With his characteristic critical sense, and not without a certain amount of humour, Karl Popper once suggested that the first philosopher was not really the first but the second, pointing out with this paradox that philosophy (and all conceptual thought) is only formed as a "critical tradition", as a collective activity in history. This means that a philosophical theory is not constituted, above all, through references to things or to one's own experiences and opinions, but through a historical procedure of discussion, analysis and critique of other theoretical positions that have preceded it, against which that theory can define its contributions and acquire, in turn, meaning and value for those that will follow. In reality, being able to maintain and subsist, to create a tradition, is a universal feature of all social and cultural activity (in the theoretical fields: theology, philosophy, science; and in the practical fields: morality, politics, art).
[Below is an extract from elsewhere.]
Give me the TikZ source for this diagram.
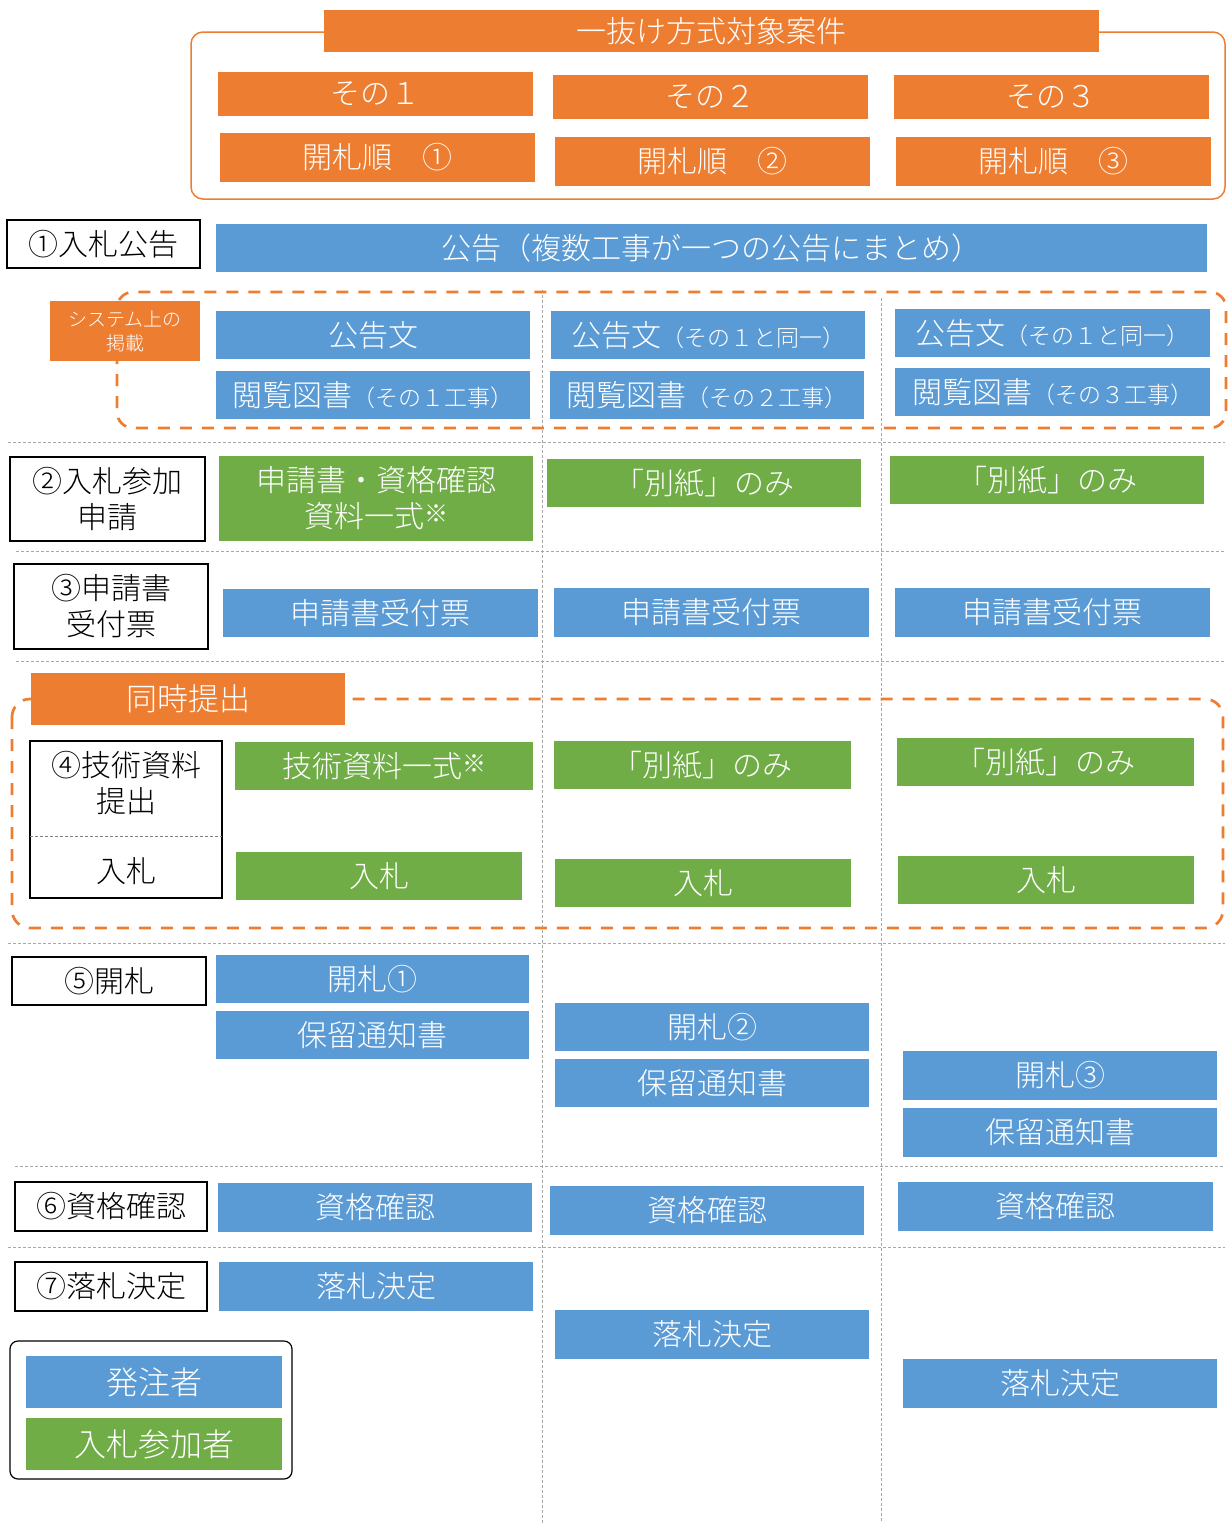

In the case of a publication, we could say the same thing, particularly in contexts such as ours: that the first issue of a journal is not really the first but the second or third. For only the survival and continuity of an editorial project gives identity and reality to its proposal. As Deleuze said, the essence of a thing is not in its origin but in its becoming, and this is true, of course, in the case of Devenires. For this reason it is only now, when we are two years old and reaching number four, that we want to celebrate, without completely renouncing a certain amount of prudence, the appearance of our publication and its editorial and philosophical project.